Ofcom Chief Executive, Ed Richards, said on its website, “Today’s 4G auction is a very significant milestone for the UK’s communications sector.
“It will release the essential raw material for the next wave of mobile digital services. This will change the way we consume digital media in both our personal and working lives and deliver significant benefits to millions of consumers and businesses across the country.”
Explaining the bidding process, the site says, “Bids are being placed online over secure connections, using software that has been developed specifically for the auction. The bidding will continue over several rounds and is expected to take a number of weeks until the final winners are known.”
Once there’s a winner, when should we expect the winning bidder to dish out LTE data? The site says, “Once fees are paid, licences will be granted, enabling operators to start rolling out new networks. It is expected that services will be launched by a range of providers from late spring / summer 2013.”
Speaking about the spectrum lots to be auctioned, the site says, “Bidders will be competing for 28 lots of spectrum in two separate bands – 800 MHz and 2.6 GHz. The lower frequency 800 MHz band is part of the ‘digital dividend’ freed up when analogue terrestrial TV was switched off, which is ideal for widespread mobile coverage.

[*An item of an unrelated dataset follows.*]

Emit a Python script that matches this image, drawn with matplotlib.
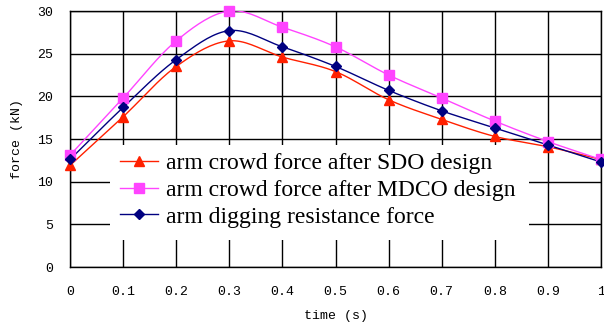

“The higher frequency 2.6 GHz band is ideal for delivering the capacity needed for faster speeds. These two bands add up to 250 MHz of additional mobile spectrum, compared to 333 MHz in use today. Both bands are being packaged into smaller lots of spectrum for the auction.
“This combination of low and high frequency spectrum creates the potential for 4G mobile broadband services to be widely available across the UK, while offering capacity to cope with significant demand in urban centres.”